The very top of the list gets the headlines, but the chase beneath it also shows how rare elite World Cup scoring really is. The difference between legend and all-time great is often one or two goals spread across decades.
Just Fontaine’s place in the history of World Cup scoring is unusual because it is not defined by accumulation. It is defined by concentration. He scored all 13 of his goals in 1958, across only six matches, and that burst remains unmatched.
That distinction matters because it shows there is more than one way to build a World Cup legacy. Klose and Messi won through years of production. Fontaine did it in one extraordinary summer. Both achievements belong in the same conversation, but they measure greatness in very different ways.
The record book is not frozen. Cristiano Ronaldo arrived at his sixth World Cup with eight goals, while Harry Kane and Neymar remain capable of climbing if they catch fire in a deep tournament run. Even in an era of tighter defenses and more tactical discipline, a hot scoring streak can change the standings quickly.

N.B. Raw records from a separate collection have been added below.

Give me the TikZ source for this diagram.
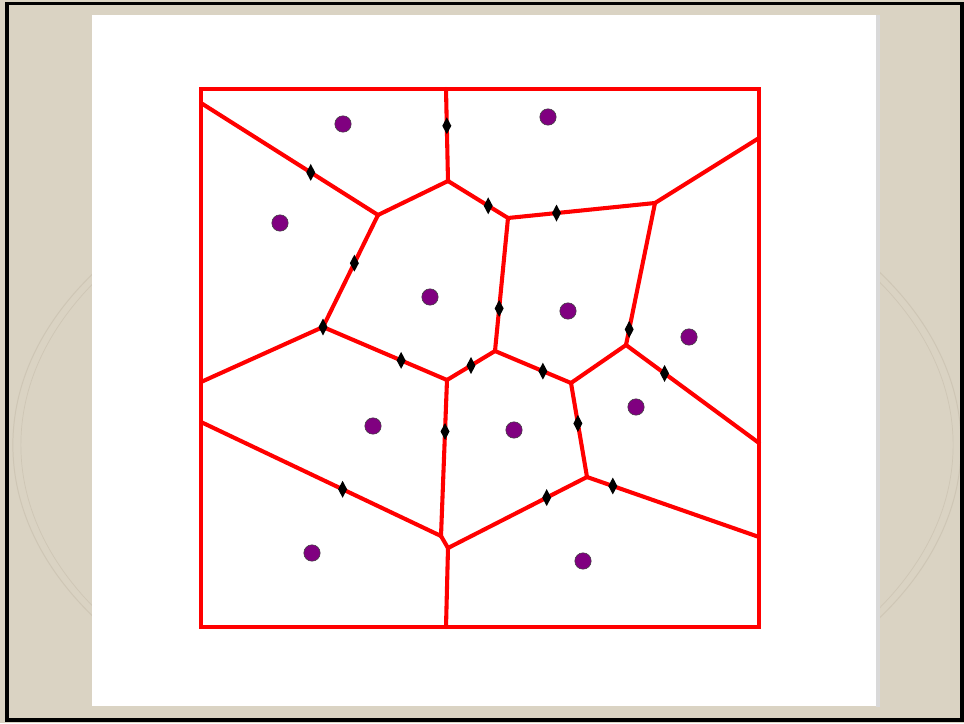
\documentclass[tikz,border=0pt]{standalone}
\usetikzlibrary{shapes.geometric}
\definecolor{slidetan}{RGB}{218,211,195}
\definecolor{maptan}{RGB}{206,198,181}
\definecolor{sitepurple}{RGB}{128,0,128}
\definecolor{cellred}{RGB}{255,0,0}

\begin{document}
\begin{tikzpicture}[x=0.025cm,y=-0.025cm,
  site/.style={circle,draw=black!75,fill=sitepurple,line width=0.4pt,
    minimum size=0.41cm,inner sep=0pt},
  bisect/.style={diamond,fill=black,minimum width=0.23cm,minimum height=0.43cm,
    inner sep=0pt},
  cell/.style={draw=cellred,line width=2.9pt,line join=round,line cap=round},
  boxline/.style={draw=cellred,line width=3.3pt}]
\useasboundingbox (0,0) rectangle (964,723);
\fill[slidetan] (0,0) rectangle (964,723);
\begin{scope}
\clip (0,150) rectangle (964,705);
\draw[maptan,line width=0.7pt] (487,445) ellipse[x radius=11.85cm,y radius=7.7cm];
\draw[maptan,line width=0.5pt] (487,445) ellipse[x radius=11.65cm,y radius=7.55cm];
\end{scope}
\fill[gray!30] (876,15) rectangle (880,707);
\fill[white] (92,15) rectangle (876,706);
\draw[line width=2.2pt] (7,3.5) rectangle (962,720);
% voronoi vertices
\coordinate (vA) at (446,89);
\coordinate (vB) at (448,181);
\coordinate (vC) at (378,215);
\coordinate (vD) at (508,218);
\coordinate (vE) at (655,203);
\coordinate (vF) at (626,345);
\coordinate (vG) at (495,351);
\coordinate (vH) at (323,327);
\coordinate (vI) at (447,380);
\coordinate (vJ) at (571,383);
\coordinate (vK) at (587,477);
\coordinate (vM) at (441,536);
\coordinate (vL) at (448,548);
\coordinate (wTL) at (201,103);
\coordinate (wML) at (201,382);
\coordinate (wBL) at (201,422);
\coordinate (wTR) at (759,138);
\coordinate (wMR) at (759,443);
\coordinate (wBR) at (759,537);
\coordinate (wBot) at (446,627);
% cell edges
\draw[cell] (vA)--(vB);
\draw[cell] (wTL)--(vC);
\draw[cell] (vB)--(vC);
\draw[cell] (vB)--(vD);
\draw[cell] (vD)--(vE);
\draw[cell] (vE)--(wTR);
\draw[cell] (vE)--(vF);
\draw[cell] (vD)--(vG);
\draw[cell] (vC)--(vH);
\draw[cell] (vH)--(wML);
\draw[cell] (vH)--(vI);
\draw[cell] (vI)--(vG);
\draw[cell] (vG)--(vJ);
\draw[cell] (vJ)--(vF);
\draw[cell] (vF)--(wMR);
\draw[cell] (vJ)--(vK);
\draw[cell] (vK)--(wBR);
\draw[cell] (vL)--(vK);
\draw[cell] (vI)--(vM);
\draw[cell] (wBL)--(vM);
\draw[cell] (vM)--(vL);
\draw[cell] (vL)--(wBot);
\draw[boxline] (201,89) rectangle (759,627);
% bisector marks
\path (vA)--node[bisect,pos=0.40] (m1) {} (vB);
\path (wTL)--node[bisect,pos=0.62] (m2) {} (vC);
\path (vB)--node[bisect,pos=0.67] (m3) {} (vD);
\path (vD)--node[bisect,pos=0.33] (m4) {} (vE);
\path (vE)--node[bisect,pos=0.89] (m5) {} (vF);
\path (vD)--node[bisect,pos=0.68] (m6) {} (vG);
\path (vC)--node[bisect,pos=0.43] (m7) {} (vH);
\node[bisect] (m8) at (vH) {};
\path (vH)--node[bisect,pos=0.63] (m9) {} (vI);
\path (vI)--node[bisect,pos=0.50] (m10) {} (vG);
\path (vG)--node[bisect,pos=0.63] (m11) {} (vJ);
\path (vF)--node[bisect,pos=0.29] (m12) {} (wMR);
\path (vJ)--node[bisect,pos=0.43] (m13) {} (vK);
\path (vK)--node[bisect,pos=0.15] (m14) {} (wBR);
\path (vL)--node[bisect,pos=0.71] (m15) {} (vK);
\path (vI)--node[bisect,pos=0.33] (m16) {} (vM);
\path (wBL)--node[bisect,pos=0.59] (m17) {} (vM);
% sites
\node[site] (s1) at (343,124) {};
\node[site] (s2) at (548,117) {};
\node[site] (s3) at (280,223) {};
\node[site] (s4) at (430,297) {};
\node[site] (s5) at (568,311) {};
\node[site] (s6) at (689,337) {};
\node[site] (s7) at (636,407) {};
\node[site] (s8) at (373,426) {};
\node[site] (s9) at (514,430) {};
\node[site] (s10) at (312,553) {};
\node[site] (s11) at (583,561) {};
\end{tikzpicture}
\end{document}
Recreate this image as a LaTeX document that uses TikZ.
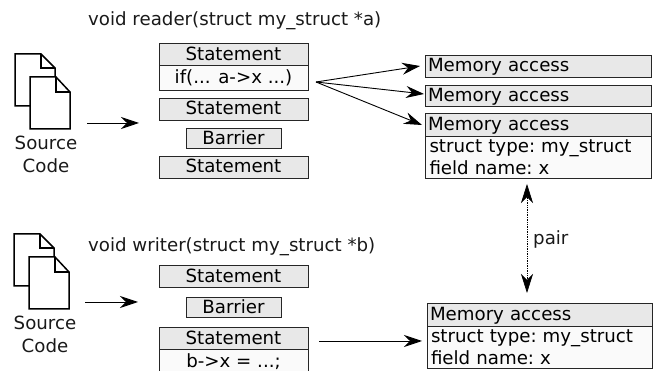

That is why this leaderboard feels so unusual right now. The leader is still active, the nearest challenger is still active, and the next generation has already begun to close in. The table below shows how narrow the gap can be once players reach double digits.
| Theme | What It Shows |
|---|---|
| Longevity | Klose and Messi reached the top through repeated appearances over many years. |
| Peak efficiency | Ronaldo Nazário and Gerd Müller posted huge totals in fewer matches. |
| Single-tournament dominance | Fontaine’s 1958 outburst remains one of the tournament’s most extreme records. |
| Future pressure | Mbappé still has enough time and pace to threaten the top line. |
What makes the 2026 version of this story so compelling is that it is still being written. Messi has reached Klose’s number, Mbappé is close enough to matter, and the all-time list has become a live competition rather than a static archive. The race for the tournament’s top scoring mark is open again, and every goal now carries historic weight.